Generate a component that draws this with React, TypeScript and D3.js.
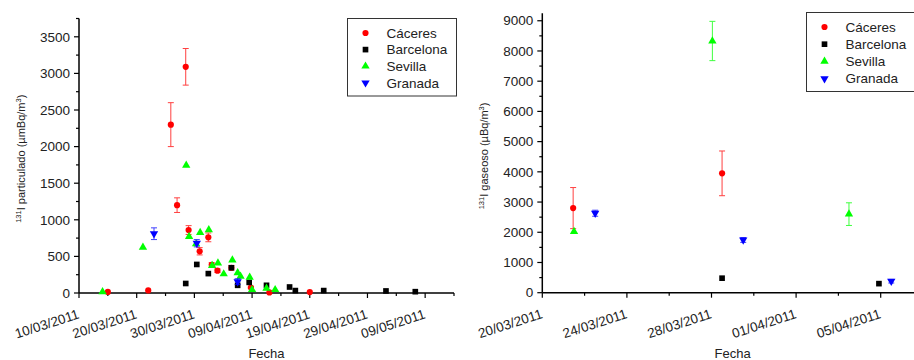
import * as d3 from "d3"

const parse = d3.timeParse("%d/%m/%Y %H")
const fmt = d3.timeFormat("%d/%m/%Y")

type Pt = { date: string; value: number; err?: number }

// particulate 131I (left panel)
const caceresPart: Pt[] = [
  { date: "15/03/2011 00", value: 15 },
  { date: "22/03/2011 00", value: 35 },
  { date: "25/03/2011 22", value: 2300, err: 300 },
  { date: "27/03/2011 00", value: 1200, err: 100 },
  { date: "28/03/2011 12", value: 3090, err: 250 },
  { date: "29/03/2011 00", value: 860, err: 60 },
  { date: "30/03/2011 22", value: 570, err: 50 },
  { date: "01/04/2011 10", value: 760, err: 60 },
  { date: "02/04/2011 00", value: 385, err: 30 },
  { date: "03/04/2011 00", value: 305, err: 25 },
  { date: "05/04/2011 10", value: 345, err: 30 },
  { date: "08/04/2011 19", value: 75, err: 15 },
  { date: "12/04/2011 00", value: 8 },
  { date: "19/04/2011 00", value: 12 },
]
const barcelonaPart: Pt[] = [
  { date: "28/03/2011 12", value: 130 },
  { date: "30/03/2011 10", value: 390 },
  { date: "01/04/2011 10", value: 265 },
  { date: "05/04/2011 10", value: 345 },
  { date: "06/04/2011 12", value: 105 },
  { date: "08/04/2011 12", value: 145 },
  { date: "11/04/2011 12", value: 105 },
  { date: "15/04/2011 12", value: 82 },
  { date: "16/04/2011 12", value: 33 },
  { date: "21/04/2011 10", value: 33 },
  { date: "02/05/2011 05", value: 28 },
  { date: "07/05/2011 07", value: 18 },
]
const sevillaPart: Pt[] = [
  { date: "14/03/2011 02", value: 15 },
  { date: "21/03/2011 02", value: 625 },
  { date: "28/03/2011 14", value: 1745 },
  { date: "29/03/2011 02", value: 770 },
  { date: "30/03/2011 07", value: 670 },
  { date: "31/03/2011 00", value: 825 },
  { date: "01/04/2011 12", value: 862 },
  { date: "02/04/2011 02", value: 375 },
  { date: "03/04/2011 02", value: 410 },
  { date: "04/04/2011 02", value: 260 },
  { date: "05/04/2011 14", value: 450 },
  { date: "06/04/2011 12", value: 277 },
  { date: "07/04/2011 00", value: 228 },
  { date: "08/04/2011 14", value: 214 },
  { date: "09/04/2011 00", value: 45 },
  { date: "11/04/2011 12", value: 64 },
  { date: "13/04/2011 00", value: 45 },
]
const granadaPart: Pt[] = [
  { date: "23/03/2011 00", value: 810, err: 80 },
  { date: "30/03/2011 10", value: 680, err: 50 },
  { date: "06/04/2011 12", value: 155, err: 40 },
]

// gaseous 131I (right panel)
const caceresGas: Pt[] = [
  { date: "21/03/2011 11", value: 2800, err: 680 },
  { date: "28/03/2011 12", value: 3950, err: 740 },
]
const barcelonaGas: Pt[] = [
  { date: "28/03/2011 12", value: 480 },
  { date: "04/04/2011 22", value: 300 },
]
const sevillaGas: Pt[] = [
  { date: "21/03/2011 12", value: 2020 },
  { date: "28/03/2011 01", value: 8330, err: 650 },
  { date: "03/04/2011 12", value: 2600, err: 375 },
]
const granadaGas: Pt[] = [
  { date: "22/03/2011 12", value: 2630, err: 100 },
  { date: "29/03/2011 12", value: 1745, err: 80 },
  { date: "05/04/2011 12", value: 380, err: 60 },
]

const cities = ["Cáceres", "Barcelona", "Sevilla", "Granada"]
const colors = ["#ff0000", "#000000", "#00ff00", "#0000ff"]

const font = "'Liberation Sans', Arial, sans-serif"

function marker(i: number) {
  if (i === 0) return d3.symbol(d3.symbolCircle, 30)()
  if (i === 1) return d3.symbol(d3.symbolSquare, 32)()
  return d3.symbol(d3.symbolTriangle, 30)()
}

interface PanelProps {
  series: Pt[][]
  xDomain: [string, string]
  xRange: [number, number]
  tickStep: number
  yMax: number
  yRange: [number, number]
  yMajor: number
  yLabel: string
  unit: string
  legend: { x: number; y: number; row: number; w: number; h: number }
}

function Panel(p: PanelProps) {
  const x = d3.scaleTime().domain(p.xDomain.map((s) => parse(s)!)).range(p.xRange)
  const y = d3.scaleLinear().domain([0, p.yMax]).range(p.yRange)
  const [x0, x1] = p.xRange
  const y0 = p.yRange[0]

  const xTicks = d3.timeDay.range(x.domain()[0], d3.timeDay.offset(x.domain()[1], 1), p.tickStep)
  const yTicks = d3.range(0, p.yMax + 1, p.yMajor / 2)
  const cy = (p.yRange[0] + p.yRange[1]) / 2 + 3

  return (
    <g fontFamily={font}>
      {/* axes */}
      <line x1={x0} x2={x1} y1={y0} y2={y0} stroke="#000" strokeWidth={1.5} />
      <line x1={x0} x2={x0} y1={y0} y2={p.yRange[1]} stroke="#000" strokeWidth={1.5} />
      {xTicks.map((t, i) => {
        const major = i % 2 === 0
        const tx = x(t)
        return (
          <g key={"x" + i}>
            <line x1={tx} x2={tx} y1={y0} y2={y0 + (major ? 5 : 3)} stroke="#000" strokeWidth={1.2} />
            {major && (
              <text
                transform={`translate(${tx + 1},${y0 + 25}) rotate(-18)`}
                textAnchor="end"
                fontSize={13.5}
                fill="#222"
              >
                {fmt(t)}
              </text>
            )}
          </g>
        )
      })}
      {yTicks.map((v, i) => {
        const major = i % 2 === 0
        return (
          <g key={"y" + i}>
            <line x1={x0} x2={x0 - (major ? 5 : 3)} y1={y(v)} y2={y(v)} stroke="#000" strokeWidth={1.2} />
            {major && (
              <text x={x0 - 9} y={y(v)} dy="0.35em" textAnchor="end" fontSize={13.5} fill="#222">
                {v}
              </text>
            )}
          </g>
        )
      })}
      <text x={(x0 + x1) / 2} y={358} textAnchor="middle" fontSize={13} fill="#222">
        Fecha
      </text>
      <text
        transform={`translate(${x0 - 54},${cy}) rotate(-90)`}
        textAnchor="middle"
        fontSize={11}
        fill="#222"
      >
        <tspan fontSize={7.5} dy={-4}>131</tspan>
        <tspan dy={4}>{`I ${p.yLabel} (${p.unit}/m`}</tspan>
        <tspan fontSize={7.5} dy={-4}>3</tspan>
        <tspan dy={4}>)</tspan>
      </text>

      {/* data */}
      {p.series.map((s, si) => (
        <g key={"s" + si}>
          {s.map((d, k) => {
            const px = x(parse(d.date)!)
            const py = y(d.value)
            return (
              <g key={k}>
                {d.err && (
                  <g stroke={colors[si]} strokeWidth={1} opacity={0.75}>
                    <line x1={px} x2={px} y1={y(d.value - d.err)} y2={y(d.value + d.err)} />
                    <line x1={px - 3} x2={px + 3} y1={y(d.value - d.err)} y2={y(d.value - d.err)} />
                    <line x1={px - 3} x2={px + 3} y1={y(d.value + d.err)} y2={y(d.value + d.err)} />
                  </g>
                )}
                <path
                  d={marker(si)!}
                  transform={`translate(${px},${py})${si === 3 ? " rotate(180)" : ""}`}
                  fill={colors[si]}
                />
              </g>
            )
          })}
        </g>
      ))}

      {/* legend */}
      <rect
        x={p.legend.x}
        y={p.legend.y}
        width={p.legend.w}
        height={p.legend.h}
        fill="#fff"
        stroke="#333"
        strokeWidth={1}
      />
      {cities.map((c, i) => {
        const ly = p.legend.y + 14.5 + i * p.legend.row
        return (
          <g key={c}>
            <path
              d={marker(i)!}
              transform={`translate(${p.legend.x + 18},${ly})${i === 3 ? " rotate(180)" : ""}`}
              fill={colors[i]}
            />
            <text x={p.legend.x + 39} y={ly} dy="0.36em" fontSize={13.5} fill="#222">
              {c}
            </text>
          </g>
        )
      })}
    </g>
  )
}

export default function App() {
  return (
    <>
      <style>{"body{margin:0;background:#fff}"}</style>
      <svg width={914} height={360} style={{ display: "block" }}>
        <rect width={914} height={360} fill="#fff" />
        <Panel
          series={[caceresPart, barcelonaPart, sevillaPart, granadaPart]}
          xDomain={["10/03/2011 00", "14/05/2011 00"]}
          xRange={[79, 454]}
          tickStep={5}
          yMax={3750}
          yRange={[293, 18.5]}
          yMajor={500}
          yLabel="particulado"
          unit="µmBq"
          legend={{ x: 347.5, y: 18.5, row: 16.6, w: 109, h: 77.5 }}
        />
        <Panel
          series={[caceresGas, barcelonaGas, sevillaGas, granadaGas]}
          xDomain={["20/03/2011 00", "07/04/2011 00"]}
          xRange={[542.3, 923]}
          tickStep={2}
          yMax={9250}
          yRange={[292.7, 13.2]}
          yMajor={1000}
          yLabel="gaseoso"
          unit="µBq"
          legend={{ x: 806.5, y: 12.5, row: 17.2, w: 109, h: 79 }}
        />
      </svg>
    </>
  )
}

YOUR INSTRUCTIONS
Write out exactly the lines between the start of the data and the line with "string; value: number;", including both, but none of the pictures.

WRITTEN RESPONSE
Generate a component that draws this with React, TypeScript and D3.js.
import * as d3 from "d3"

const parse = d3.timeParse("%d/%m/%Y %H")
const fmt = d3.timeFormat("%d/%m/%Y")

type Pt = { date: string; value: number; err?: number }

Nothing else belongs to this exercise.